My dad is a professor of economics at Princeton and I was talking to Charlie Bolden, who told me I should bring him in so we all could talk about the economic value of data.  So I got to bring my dad to work. It was awesome.  We met and talked about the economic value of data with the administrator, his chief of staff and one of my professors from college who was serving as the chief economist for USAID at the time.  It was one of the best experiences of my life.

What was the biggest challenge you faced as a PIF?

The whole point of entrepreneur-in-residence is that there’s not a clear metric of success.  You have to find that on your own and you only have a year.  I was fortunate enough to work with people who could help guide me and give me enough latitude to figure out what I could do and be helpful with.  So instead of just marginally improving the current project, they helped me find these new projects that could benefit from my knowledge and expertise.  It’s an accelerated time frame.  At the time, with the way the program was structured, I was working by myself without any other PIFs.  We would come back together once a week, but for the most part, I was on my own.  It was a real rush to figure out how to be successful within that structure and build a successful project. 

What was the metric you used to measure your success?

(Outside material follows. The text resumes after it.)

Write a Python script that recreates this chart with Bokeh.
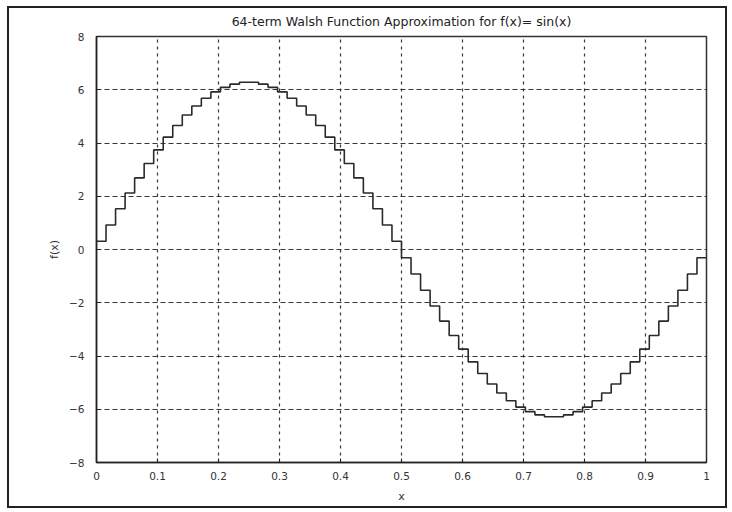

I focused on outcomes I would want as an avid consumer of Earth observation and NASA data, the things I’d want to see.  I had access behind the scenes and was able to do things that you could only do behind the firewall.  I am probably (and I can say this because how are you going to evaluate this?) the most appreciative consumer of NASA data in the world.  Knowing I wasn’t going to be there forever, I took this as a chance to do things for my future self and improve access to NASA data in ways I believed consumers would find useful.  

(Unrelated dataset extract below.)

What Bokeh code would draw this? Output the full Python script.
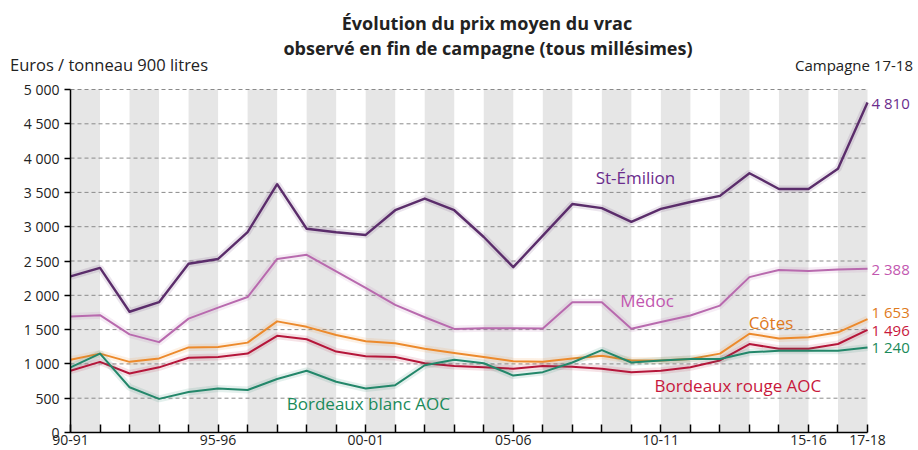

Who influenced you the most as a PIF?  Or who served as a mentor or guide to you?

Garren Givens.  I mean, there were a lot of people throughout my time in the program as well as all my colleagues at NASA, but there’s something to be said about having someone who really goes to bat for you.  Garren was that guy for me.  And he still is that guy.

What were the key sources of support you used as a PIF?

I found a lot of support in the broader community and I still keep in touch with other fellows.  It’s an amazing community to be a part of - we had regular times that we would meet up.  My wife was back in San Francisco that whole time, so I would sort of fly back as much as I could, but my community in DC was the Fellows.  That was a powerful motivation.  It felt very supportive.

Is there anything you would have done differently while you were a PIF?

Knowing now what I know, I would choose a different development path for sure.  It took a learning curve of at least eight months to really hit a stride.  A lot of that is learning about the organization and how it relates to other agencies.  I would have done a lot more inter-agency work with NOAA [National Oceanic and Atmospheric Administration], for example, but I had enough trouble understanding NASA.  And I don’t actually understand it at all, honestly!  I learned a lot during my time.

What would you consider some of your other big successes as a PIF?

It gave me a chance to subsequently work with another part of the OSTP family.  Working with the PIFs and at OSTP are great honors and wonderful experiences, which I wouldn’t have had without starting as a PIF.  I can’t even believe they let me be a PIF, to be honest.  I remember my first interview was with Sean Herron, who was a PIF who preceded me, and Stacy Kane, [Deputy Director of the PIF Program (2014) and Executive Director of the Washington Leadership Academy], and I think they had had a string of terrible interviews before me and I was just lucky to have the right time and place.  I’m really thankful for those terrible interviewees before me.

What do you want other people to know about the PIF program?

There are all-stars in the Federal Government and I worked with them, but it’s a slow moving process.  Even the best all-stars are subject to the heaviness of the Federal Government, so to be able to come in with the license to talk to administrators and really offer something that can be used is so rare.  I don’t know that there’s any other program where people are so hungry to work with an outsider.  That was a big win.

PIFs have those skills that are desperately needed in the Federal Government.  You’re coming in with an outside perspective and you have the license to be able to operate outside of the large scale mechanisms of the Federal government, to a certain extent.  And they want you to do that, which is so weird and awesome.  It’s great to be in that position.

What do you think will change in the PIF program and/or the government in the next 5 years? 

I have no idea.  It’s changed a lot even since I’ve been aware and around.  I was privileged to be a PIF during a time when you had lots of access and a level of freedom which is, again, very rare.  I don’t know how that may change over time, but I hope that PIFs keep having the ability to build stuff.  For example, code that I was working on still lives in the Federal Government.  The fact that you can leave behind actual stuff at the highest levels and push on things in a way that is semi-permanent is a very cool aspect of the PIF program.  You’re able to create something that is lasting and make that change at the highest levels of the branches.  Since the government is a hierarchy, things can take a while to percolate up, so to be able to bypass that and leave something lasting behind was very powerful. 

What do you hope the PIFs will work on next?

I want them to build things that they would want to use themselves.  My advice is to take ownership over these processes. 

For example, I hate not knowing where my tax refund is or having to login multiple times to different websites across the Federal ecosystem.  People should fix that and the PIFs are in a position to do that.  They actually have already done that.  They haven’t solved in completely yet, but they are moving the needle.

What advice do you have for other people who want to affect change in the world?

I think the important thing to remember is that government is not just the Federal Government; in fact, it’s mostly local government and to be able to get involved in public service at the local level is a big deal and it’s accessible.  It’s not crazy hard to get started there.  It’s not a wildly competitive application process.  It could be as simple as helping a community center with a Squarespace page. 

What's next for you?  What are you looking forward to?

I’m looking forward to seeing where this project goes and I see it as a having a major impact.  I love the people I work with.  I’m working on something I care about with people that I really like -- that’s a big deal.